I want to thank you for granting me this opportunity to extend a few messages of thanks to those individuals who assisted in our “Horton Avenue Relief Fund” fundraiser on Monday evening at Martha Clara Vineyards. About two weeks ago, Riverhead Republican Club President Charlie Funda and I thought it would be a great opportunity for those of us involved in the Riverhead political community to set aside our political differences and raise some money for the Horton Avenue Relief Fund, which was set up by the Rev. Charles Coverdale and his colleagues at the First Baptist Church of Riverhead, to assist those who were adversely affected by the flooding.

First, we at the Riverhead Republican Club would like to thank Martha Clara Vineyards for donating the use of its lovely facility on Sound Avenue. The great barbecue dinner provided by Maple Tree Deli, along with soft drinks from Wading River Beverage, left most completely full and satisfied by the conclusion of the evening.

Generous donations were provided by Dvirka and Bartilucci Consulting Engineers, Christopher Cox for Congress, Mary Ellen Harkin, Riverhead Collision and Brian Mills from The Mills Group Insurance and Investments.

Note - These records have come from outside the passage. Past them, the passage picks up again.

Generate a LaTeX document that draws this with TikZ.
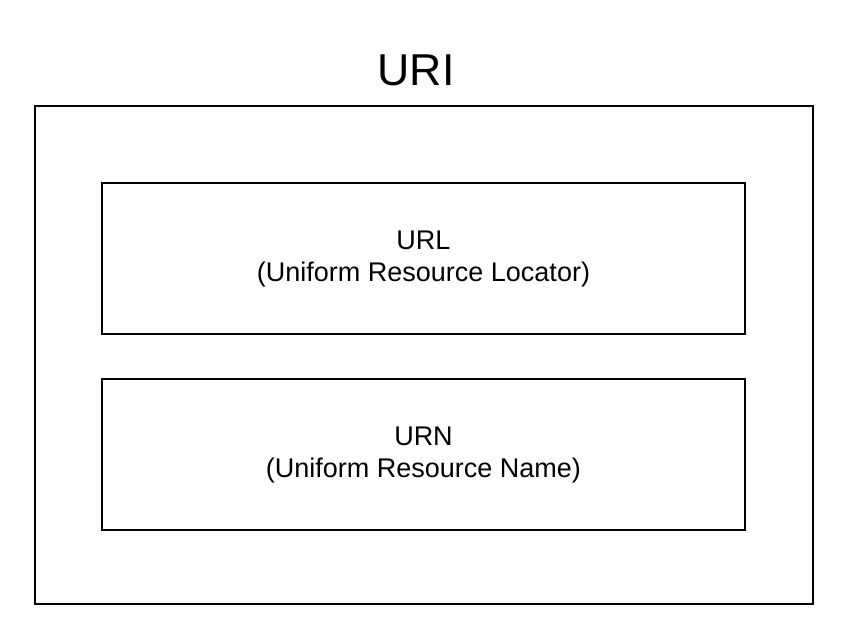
\documentclass[tikz,border=0pt]{standalone}
\usepackage{fontspec}
\setmainfont{Liberation Sans}
\usetikzlibrary{positioning}

\begin{document}
\begin{tikzpicture}[x=0.75pt,y=-0.75pt]
  \tikzstyle{outerbox}=[draw=black, line width=0.9pt, minimum width=583.5pt, minimum height=373.5pt, inner sep=0pt]
  \tikzstyle{innerbox}=[draw=black, line width=0.9pt, minimum width=482.25pt, minimum height=113.25pt, align=center, font=\fontsize{20.25}{24}\selectfont]

  \useasboundingbox (0,0) rectangle (852,636);

  % Titel
  \node[font=\fontsize{33.5}{40}\selectfont] (title) at (416,70) {URI};

  % Aeusserer Rahmen
  \node[outerbox] (uri) at (424,355) {};

  % Innere Kaesten
  \node[innerbox] (url) at (423.5,258.5) {URL\\(Uniform Resource Locator)};
  \node[innerbox] (urn) at (423.5,454.5) {URN\\(Uniform Resource Name)};
\end{tikzpicture}
\end{document}
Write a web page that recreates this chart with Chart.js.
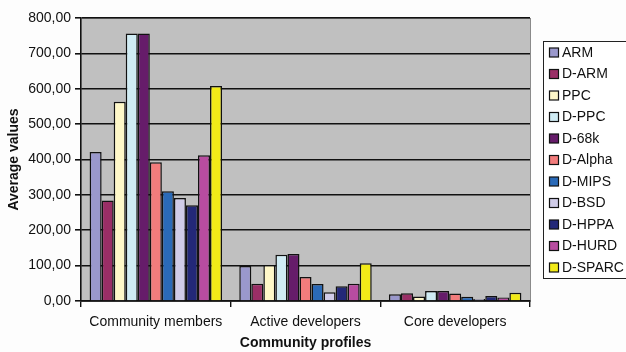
<!DOCTYPE html>
<html>
<head>
<meta charset="utf-8">
<script src="https://cdn.jsdelivr.net/npm/chart.js@4"></script>
<style>
  html, body { margin: 0; padding: 0; background: #fdfdfd; }
  #wrap { width: 626px; height: 352px; }
</style>
</head>
<body>
<div id="wrap"><canvas id="chart" width="626" height="352"></canvas></div>
<script>
// categories and series
var profiles = ['Community members', 'Active developers', 'Core developers'];
var seriesNames = ['ARM', 'D-ARM', 'PPC', 'D-PPC', 'D-68k', 'D-Alpha', 'D-MIPS', 'D-BSD', 'D-HPPA', 'D-HURD', 'D-SPARC'];
var ARM     = [421, 99, 19];
var D_ARM   = [284, 49, 22];
var PPC     = [563, 102, 13];
var D_PPC   = [756, 131, 28];
var D_68k   = [756, 133, 28];
var D_Alpha = [392, 68, 21];
var D_MIPS  = [310, 48, 12];
var D_BSD   = [291, 25, 6];
var D_HPPA  = [271, 42, 14];
var D_HURD  = [412, 49, 10];
var D_SPARC = [608, 107, 23];
var yTicks = [0, 100, 200, 300, 400, 500, 600, 700, 800];

var values = [ARM, D_ARM, PPC, D_PPC, D_68k, D_Alpha, D_MIPS, D_BSD, D_HPPA, D_HURD, D_SPARC];
var colors = ['#9a98cc', '#9a2e66', '#fff8c8', '#d0ecf4', '#661c6a', '#f27c7c',
              '#2a6ab8', '#d0cce8', '#232878', '#b84ca0', '#f2ea18'];

var datasets = seriesNames.map(function(name, i){
  return {
    label: name,
    data: values[i],
    backgroundColor: colors[i],
    borderColor: '#111',
    borderWidth: 1.5
  };
});

var FONT = "'Liberation Sans', Arial, sans-serif";

// grey plot background
var plotBg = {
  id: 'plotBg',
  beforeDraw: function(chart){
    var a = chart.chartArea, ctx = chart.ctx;
    ctx.save();
    ctx.fillStyle = '#c0c0c0';
    ctx.fillRect(a.left, a.top, a.right - a.left, a.bottom - a.top);
    ctx.strokeStyle = '#8a8a8a';
    ctx.lineWidth = 1;
    ctx.strokeRect(a.left + 0.5, a.top + 0.5, a.right - a.left, a.bottom - a.top);
    ctx.restore();
  }
};

// boxed legend on the right, built from the datasets
var boxLegend = {
  id: 'boxLegend',
  afterDraw: function(chart){
    var ctx = chart.ctx;
    var x = 543, y = 41, w = 90, h = 237, step = 21.5;
    ctx.save();
    ctx.fillStyle = '#ffffff';
    ctx.fillRect(x, y, w, h);
    ctx.strokeStyle = '#222';
    ctx.lineWidth = 1;
    ctx.strokeRect(x + 0.5, y + 0.5, w, h);
    ctx.font = '14px ' + FONT;
    ctx.textBaseline = 'middle';
    chart.data.datasets.forEach(function(ds, i){
      var cy = 52.5 + i * step;
      ctx.fillStyle = ds.backgroundColor;
      ctx.fillRect(549.5, cy - 4.5, 9, 9);
      ctx.strokeStyle = '#111';
      ctx.lineWidth = 1.2;
      ctx.strokeRect(549.5, cy - 4.5, 9, 9);
      ctx.fillStyle = '#111';
      ctx.fillText(ds.label, 562, cy + 0.5);
    });
    ctx.restore();
  }
};

new Chart(document.getElementById('chart').getContext('2d'), {
  type: 'bar',
  data: { labels: profiles, datasets: datasets },
  plugins: [plotBg, boxLegend],
  options: {
    responsive: false,
    animation: false,
    layout: { padding: { left: 6, right: 96, top: 18, bottom: 0 } },
    datasets: { bar: { categoryPercentage: 0.885, barPercentage: 1 } },
    plugins: { legend: { display: false }, tooltip: { enabled: false } },
    scales: {
      x: {
        afterFit: function(s){ s.height = 51; },
        grid: { offset: true, drawOnChartArea: false, color: '#111', tickLength: 6, lineWidth: 1.4 },
        border: { color: '#111', width: 1.4 },
        ticks: { color: '#111', font: { family: FONT, size: 14 }, padding: 7 },
        title: { display: true, text: 'Community profiles', color: '#111',
                 font: { family: FONT, size: 14, weight: 'bold' }, padding: { top: 8, bottom: 0 } }
      },
      y: {
        min: 0, max: 800,
        afterFit: function(s){ s.width = 75; },
        afterBuildTicks: function(s){ s.ticks = yTicks.map(function(v){ return { value: v }; }); },
        grid: { color: '#111', lineWidth: 1.6, tickLength: 6 },
        border: { color: '#111', width: 1.4 },
        ticks: {
          color: '#111', font: { family: FONT, size: 14 }, padding: 4,
          callback: function(v){ return v.toFixed(2).replace('.', ','); }
        },
        title: { display: true, text: 'Average values', color: '#111',
                 font: { family: FONT, size: 14, weight: 'bold' }, padding: { top: 0, bottom: 4 } }
      }
    }
  }
});
</script>
</body>
</html>
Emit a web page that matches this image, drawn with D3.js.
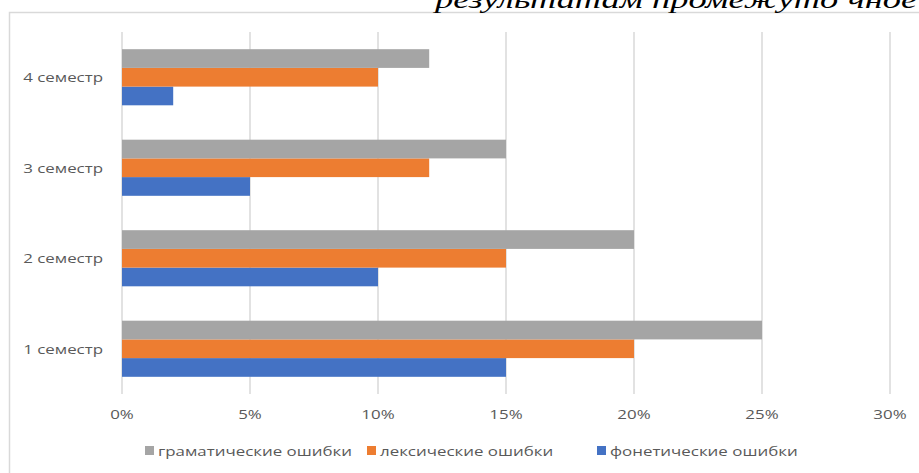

Lastly, we would like to thank our emcee, Mr. John Galla from WRIV, for giving the event great exposure on the radio, Frank Seabrook from the Suffolk County Liberty Report for providing complimentary advertising space on his news website, as well as the Riverhead News-Review for mentioning the event in numerous articles regarding the situation on Horton Avenue.

All net proceeds are being sent to the Horton Avenue Relief Fund.

We at the Riverhead GOP continue to wish those affected on Horton Avenue all the best, and will continue to stand by to further assist this cause in any way possible.